An upper-tier government spokesperson with the U.S. Department of Labor recently made some unveiled and telling comments regarding non-compete agreements, with her conveyance of those points being clearly presaged by signals communicated by the Obama administration earlier this year.
Foremost, the White House take on non-competes is most patently this: For the most part, they're dubious legal instruments that should be disfavored, and for myriad reasons.
Sharon Block, a policy official with the DOL, noted in a recent writing on the department's website tandem reports issued by the White House and the U.S. Department of Treasury, respectively, this past spring that criticized non-competes on a variety of fronts.

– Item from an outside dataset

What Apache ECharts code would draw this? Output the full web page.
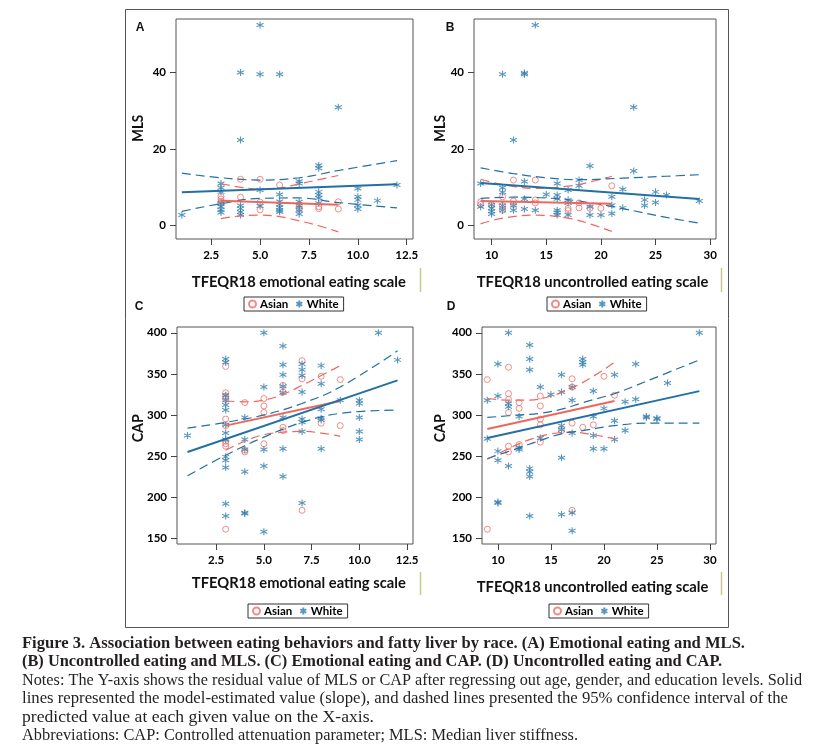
<!DOCTYPE html>
<html>
<head>
<meta charset="utf-8">
<script src="https://cdn.jsdelivr.net/npm/echarts@6/dist/echarts.min.js"></script>
<style>
html,body{margin:0;padding:0;background:#fff}
#chart{width:833px;height:756px}
</style>
</head>
<body>
<div id="chart"></div>
<script>
// ---- data ----
// A: emotional eating vs MLS
var emoMlsAsian = [[3,7.5],[3,6.8],[3,6.2],[3,5.8],[4,12.0],[4,7.3],[5,12.0],[5,6.0],[5,4.0],[6,10.5],
  [7,5.3],[7,4.2],[8,4.8],[8,4.3],[9,6.1],[9,4.2]];
var emoMlsWhite = [[1,2.6],[3,10.9],[3,9.8],[3,8.7],[3,5.7],[3,4.8],[3,4.0],[3,3.3],
  [4,40],[4,22.3],[4,5.1],[4,4.3],[4,3.4],[4,2.6],[5,52.5],[5,39.6],[5,9.2],[5,5.0],
  [6,39.6],[6,8.0],[6,6.2],[6,5.4],[6,4.6],[6,3.9],[6,3.5],[7,11.5],[7,10.9],[7,6.1],[7,5.1],[7,4.0],[7,2.9],
  [8,15.7],[8,14.9],[8,8.7],[8,7.9],[8,7.1],[8,5.7],[9,30.9],[10,9.6],[10,7.4],[10,6.6],[10,5.2],[10,4.2],
  [11,6.4],[12,10.5]];
var emoMlsAsianFit = [[3,6.4],[9,5.3]];
var emoMlsAsianUp = [[3,10.9],[4,9.9],[5,9.4],[6,9.7],[7,10.8],[8,11.9],[9,13.0]];
var emoMlsAsianLo = [[3,1.7],[4,2.4],[5,2.6],[6,2.2],[7,1.1],[8,-0.2],[9,-1.8]];
var emoMlsWhiteFit = [[1,8.6],[12,10.7]];
var emoMlsWhiteUp = [[1,13.6],[3,12.4],[5,11.8],[7,12.4],[9,14.3],[12,16.9]];
var emoMlsWhiteLo = [[1,3.6],[3,5.6],[5,7.0],[7,7.1],[9,5.9],[12,4.5]];

// B: uncontrolled eating vs MLS
var uncMlsAsian = [[9,6.1],[9,5.4],[10,5.3],[11,7.4],[11,5.1],[11,3.9],[12,11.8],[12,6.3],[12,5.4],
  [14,11.8],[14,6.6],[14,5.8],[17,4.4],[17,3.8],[18,5.8],[18,4.5],[19,4.4],[20,4.4],[21,10.3]];
var uncMlsWhite = [[9,10.9],[9,4.8],[10,5.3],[10,4.4],[10,3.6],[10,2.9],[11,39.6],[11,9.8],[11,8.6],[11,5.1],[11,3.9],
  [12,22.3],[12,5.1],[12,3.9],[13,39.9],[13,39.6],[13,11.4],[13,6.8],[13,4.2],[14,52.5],[14,3.9],[15,8.0],
  [16,10.9],[16,7.9],[16,6.9],[16,3.9],[16,3.3],[16,2.6],[17,9.2],[17,6.6],[17,5.8],[17,2.6],[18,11.8],[18,10.3],
  [19,15.5],[19,4.8],[19,2.6],[20,2.6],[21,7.4],[21,5.2],[21,3.0],[22,9.4],[22,4.5],[23,30.9],[23,14.2],
  [24,6.6],[24,5.1],[25,8.7],[25,5.9],[26,7.9],[29,6.3]];
var uncMlsAsianFit = [[9,6.3],[21,5.6]];
var uncMlsAsianUp = [[9,12.0],[11,10.6],[14,9.6],[17,10.2],[19,11.3],[21,12.8]];
var uncMlsAsianLo = [[9,0.3],[11,1.8],[14,2.6],[17,1.8],[19,0.3],[21,-1.7]];
var uncMlsWhiteFit = [[9,11.0],[29,6.8]];
var uncMlsWhiteUp = [[9,15.0],[12,13.5],[15,12.4],[18,11.9],[22,12.3],[26,12.8],[29,13.2]];
var uncMlsWhiteLo = [[9,7.0],[12,7.3],[15,7.1],[18,6.3],[22,4.3],[26,2.0],[29,0.5]];

// C: emotional eating vs CAP
var emoCapAsian = [[3,359],[3,327],[3,323],[3,319],[3,295],[3,287],[3,268],[3,265],[3,262],[3,161],
  [4,315],[4,257],[4,255],[5,320],[5,311],[5,303],[5,265],[6,336],[6,328],[6,285],[6,281],
  [7,366],[7,344],[7,184],[8,347],[8,290],[9,343],[9,287]];
var emoCapWhite = [[1,275],[3,368],[3,364],[3,324],[3,318],[3,312],[3,306],[3,288],[3,278],[3,270],[3,249],[3,245],[3,236],[3,192],[3,177],
  [4,297],[4,270],[4,258],[4,231],[4,180],[4,181],[5,400],[5,334],[5,258],[5,238],[5,158],
  [6,384],[6,361],[6,349],[6,335],[6,327],[6,297],[6,259],[6,225],[7,362],[7,355],[7,348],[7,328],[7,295],[7,291],[7,280],[7,193],
  [8,360],[8,338],[8,307],[8,296],[8,294],[8,259],[9,318],[10,318],[10,314],[10,297],[10,280],[10,270],[11,400],[12,367]];
var emoCapAsianFit = [[3,287],[9,317]];
var emoCapAsianUp = [[3,317],[4,316],[5,318],[6,325],[7,336],[8,348],[9,360]];
var emoCapAsianLo = [[3,257],[4,268],[5,276],[6,279],[7,280],[8,278],[9,274]];
var emoCapWhiteFit = [[1,255],[12,342]];
var emoCapWhiteUp = [[1,284],[3,291],[5,300],[7,314],[9,334],[12,378]];
var emoCapWhiteLo = [[1,226],[3,251],[5,273],[7,291],[9,302],[12,306]];

// D: uncontrolled eating vs CAP
var uncCapAsian = [[9,343],[9,161],[11,358],[11,326],[11,319],[11,303],[11,262],[11,255],[12,315],[12,308],[12,264],
  [14,323],[14,311],[14,295],[14,288],[14,267],[16,281],[17,344],[17,334],[17,290],[17,184],[18,285],[19,288],[20,347],[21,324]];
var uncCapWhite = [[9,318],[9,271],[10,362],[10,323],[10,256],[10,245],[10,193],[10,194],[11,400],[11,314],[11,310],[11,238],
  [12,298],[12,258],[12,260],[13,385],[13,368],[13,355],[13,235],[13,231],[13,225],[13,177],[14,334],[14,272],[15,325],
  [16,349],[16,328],[16,287],[16,282],[16,248],[16,179],[17,334],[17,318],[17,278],[17,181],[17,159],[18,368],[18,364],[18,361],
  [19,329],[19,298],[19,275],[19,259],[20,308],[20,259],[21,349],[21,293],[21,270],[22,316],[22,281],[23,362],[23,319],
  [24,298],[24,297],[25,296],[25,295],[26,339],[29,400]];
var uncCapAsianFit = [[9,283],[21,317]];
var uncCapAsianUp = [[9,320],[11,318],[13,318],[15,323],[17,333],[19,347],[21,364]];
var uncCapAsianLo = [[9,246],[11,259],[13,270],[15,277],[17,279],[19,276],[21,271]];
var uncCapWhiteFit = [[9,272],[29,329]];
var uncCapWhiteUp = [[9,297],[12,300],[14,302],[16,307],[18,315],[21,326],[24,341],[29,367]];
var uncCapWhiteLo = [[9,247],[12,260],[14,269],[16,277],[18,281],[21,287],[24,290],[29,290]];

// tick labels
var emoTicks = [2.5, 5, 7.5, 10, 12.5];
var uncTicks = [10, 15, 20, 25, 30];
var mlsTicks = [0, 20, 40];
var capTicks = [150, 200, 250, 300, 350, 400];

var xTitles = ['TFEQR18 emotional eating scale', 'TFEQR18 uncontrolled eating scale'];
var yTitles = ['MLS', 'CAP'];
var panelLetters = ['A', 'B', 'C', 'D'];
var captionLines = [
  'Figure 3. Association between eating behaviors and fatty liver by race. (A) Emotional eating and MLS.',
  '(B) Uncontrolled eating and MLS. (C) Emotional eating and CAP. (D) Uncontrolled eating and CAP.',
  'Notes: The Y-axis shows the residual value of MLS or CAP after regressing out age, gender, and education levels. Solid',
  'lines represented the model-estimated value (slope), and dashed lines presented the 95% confidence interval of the',
  'predicted value at each given value on the X-axis.',
  'Abbreviations: CAP: Controlled attenuation parameter; MLS: Median liver stiffness.'
];

// ---- styling / layout ----
var STAR = 'path://M5,0L5,10M0.67,2.5L9.33,7.5M0.67,7.5L9.33,2.5';
var BLUE = '#2f7cad', RED = '#ee7169';
var BLUE_LINE = '#2270a4', RED_LINE = '#f0665c';
var SANS = 'Lato';

var panels = [
  {grid:{left:176, top:19, width:237, height:220}, x:[0.70,12.82], y:[-3.67,54.07], xt:emoTicks, yt:mlsTicks, fmt:1,
   asian:emoMlsAsian, white:emoMlsWhite, af:emoMlsAsianFit, au:emoMlsAsianUp, al:emoMlsAsianLo, wf:emoMlsWhiteFit, wu:emoMlsWhiteUp, wl:emoMlsWhiteLo},
  {grid:{left:474, top:19, width:242, height:220}, x:[8.39,30.53], y:[-3.67,54.07], xt:uncTicks, yt:mlsTicks, fmt:0,
   asian:uncMlsAsian, white:uncMlsWhite, af:uncMlsAsianFit, au:uncMlsAsianUp, al:uncMlsAsianLo, wf:uncMlsWhiteFit, wu:uncMlsWhiteUp, wl:uncMlsWhiteLo},
  {grid:{left:177, top:327, width:236, height:217}, x:[0.45,12.81], y:[143,407], xt:emoTicks, yt:capTicks, fmt:1,
   asian:emoCapAsian, white:emoCapWhite, af:emoCapAsianFit, au:emoCapAsianUp, al:emoCapAsianLo, wf:emoCapWhiteFit, wu:emoCapWhiteUp, wl:emoCapWhiteLo},
  {grid:{left:482, top:327, width:234, height:217}, x:[8.5,30.57], y:[143,407], xt:uncTicks, yt:capTicks, fmt:0,
   asian:uncCapAsian, white:uncCapWhite, af:uncCapAsianFit, au:uncCapAsianUp, al:uncCapAsianLo, wf:uncCapWhiteFit, wu:uncCapWhiteUp, wl:uncCapWhiteLo}
];

var labelStyle = {fontFamily:SANS, fontWeight:'bold', fontSize:11.5, color:'#000', margin:10};
var grids = [], xAxes = [], yAxes = [], series = [];

panels.forEach(function(p, i){
  grids.push({left:p.grid.left, top:p.grid.top, width:p.grid.width, height:p.grid.height,
    show:true, borderColor:'#555', borderWidth:1, outerBoundsMode:'none'});
  xAxes.push({gridIndex:i, type:'value', min:p.x[0], max:p.x[1],
    axisLine:{show:false, onZero:false}, splitLine:{show:false},
    axisTick:{show:true, length:6, customValues:p.xt, lineStyle:{color:'#444'}},
    axisLabel:Object.assign({customValues:p.xt, formatter:function(v){ return p.fmt ? v.toFixed(1) : String(v); }}, labelStyle)});
  yAxes.push({gridIndex:i, type:'value', min:p.y[0], max:p.y[1],
    axisLine:{show:false, onZero:false}, splitLine:{show:false},
    axisTick:{show:true, length:6, customValues:p.yt, lineStyle:{color:'#444'}},
    axisLabel:Object.assign({customValues:p.yt}, labelStyle)});

  series.push({name:'Asian', type:'scatter', xAxisIndex:i, yAxisIndex:i, data:p.asian, symbol:'circle', symbolSize:6,
    itemStyle:{color:'rgba(0,0,0,0)', borderColor:RED, borderWidth:1}, silent:true});
  series.push({name:'White', type:'scatter', xAxisIndex:i, yAxisIndex:i, data:p.white, symbol:STAR, symbolSize:7,
    itemStyle:{color:'rgba(0,0,0,0)', borderColor:BLUE, borderWidth:1.1}, silent:true});

  function line(data, color, dashed){
    series.push({type:'line', xAxisIndex:i, yAxisIndex:i, data:data, showSymbol:false, smooth:dashed ? 0.4 : false,
      silent:true, lineStyle:{color:color, width:dashed ? 1.2 : 2, type:dashed ? [9,5] : 'solid'}});
  }
  line(p.au, RED_LINE, true); line(p.al, RED_LINE, true);
  line(p.wu, BLUE_LINE, true); line(p.wl, BLUE_LINE, true);
  line(p.af, RED_LINE, false); line(p.wf, BLUE_LINE, false);
});

// legends
var legendPos = [[244,297],[547,297],[248,604],[549,604]];
var legends = legendPos.map(function(pos){
  return {left:pos[0], top:pos[1], orient:'horizontal', selectedMode:false,
    padding:[1,5,1,4], itemGap:7, itemWidth:7, itemHeight:7,
    borderColor:'#333', borderWidth:1, borderRadius:0,
    textStyle:{fontFamily:SANS, fontWeight:'bold', fontSize:11.5, color:'#000', padding:[0,0,0,-1]},
    data:[{name:'Asian', icon:'circle'}, {name:'White', icon:STAR}]};
});

// text fitting helper
var mctx = document.createElement('canvas').getContext('2d');
function scaleFor(txt, font, w){ mctx.font = font; return w / mctx.measureText(txt).width; }

var graphics = [];
graphics.push({type:'rect', shape:{x:125.5, y:9.5, width:603, height:618}, style:{fill:'none', stroke:'#555', lineWidth:1}, silent:true});
[[420.5,268,292],[721.5,268,292],[420.5,572,595],[721.5,572,595]].forEach(function(l){
  graphics.push({type:'line', shape:{x1:l[0], y1:l[1], x2:l[0], y2:l[2]}, style:{stroke:'#cfc68e', lineWidth:1.5}, silent:true});
});
var letterPos = [[140,28],[450,28],[139,307],[451,307]];
panelLetters.forEach(function(t, i){
  graphics.push({type:'text', x:letterPos[i][0], y:letterPos[i][1],
    style:{text:t, fill:'#111', font:'bold 12px "Liberation Sans"', align:'center', verticalAlign:'middle'}});
});
var xtPos = [[298.8,281.7,0,214],[592.5,281.7,1,231.7],[298.8,583.3,0,214],[592.5,586.7,1,231.7]];
xtPos.forEach(function(q){
  var f = 'bold 16px ' + SANS;
  graphics.push({type:'text', x:q[0], y:q[1], scaleX:scaleFor(xTitles[q[2]], f, q[3]),
    style:{text:xTitles[q[2]], fill:'#111', font:f, align:'center', verticalAlign:'middle'}});
});
var ytPos = [[138.3,128.3,0,27],[440,128.3,0,27],[138.3,428.3,1,28],[440,428.3,1,28]];
ytPos.forEach(function(q){
  var f = 'bold 16px ' + SANS;
  graphics.push({type:'text', x:q[0], y:q[1], rotation:Math.PI/2, scaleX:scaleFor(yTitles[q[2]], f, q[3]),
    style:{text:yTitles[q[2]], fill:'#111', font:f, align:'center', verticalAlign:'middle'}});
});
var capBold = 'bold 16px "Liberation Serif"', capReg = '16.5px "Liberation Serif"';
var capW = [723, 700, 780, 766, 352, 556];
var capY = [643.5, 661.5, 680.5, 699, 717.5, 735.5];
captionLines.forEach(function(t, i){
  var b = i < 2, f = b ? capBold : capReg;
  graphics.push({type:'text', x:22, y:capY[i], scaleX:scaleFor(t, f, capW[i]),
    style:{text:t, fill:'#231f20', font:f, align:'left', verticalAlign:'middle'}});
});

var chart = echarts.init(document.getElementById('chart'), null, {renderer:'canvas'});
chart.setOption({
  animation:false,
  backgroundColor:'#fff',
  grid:grids, xAxis:xAxes, yAxis:yAxes,
  legend:legends,
  series:series,
  graphic:graphics
});
</script>
</body>
</html>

Block's comments supplied additional ammunition for a growing legion of non-compete critics across the country. She noted a White House "call to action" aimed at material reforms, calling non-competes "blunt" legal tools that "should be the exception, rather than the rule." Like many others who disparage their use, she decried a number of pernicious effects that flow from the legal enforcement of their terms, including stifled creativity, diminished scientific achievement, a disjointed job market and diluted bargaining power for workers.
We have previously noted the outsized adverse consequences that non-competes can visit upon professional workers such as physicians, accountants, engineers and architects. Even in instances where a company claims it is imposing non-compete restrictions on a former worker or would-be departing employee in order to safeguard trade secrets, that is really often not the case. Many times, the sole practical effect of a non-compete is the radical curtailing of an individual's right to freely pursue new employment and career options.
Block and many others endorse a clarion call for reform to address the "gross overuse of non-competes."
At Frese, Hansen, we agree, with our attorneys knowing first-hand the starkly negative effects that a non-compete can yield for a business professional merely seeking to practice his or her skills in a new environment and exploit next-step opportunities.
Businesses in Florida and elsewhere of course have the right to legally protect their intellectual property and proprietary data and processes.
In reciprocal fashion, though, employees have a concomitant right to pursue a livelihood without extraneously imposed punitive exactions. Our attorneys, collectively commanding many decades of on-point legal acumen and strong client advocacy, help them exercise that prerogative.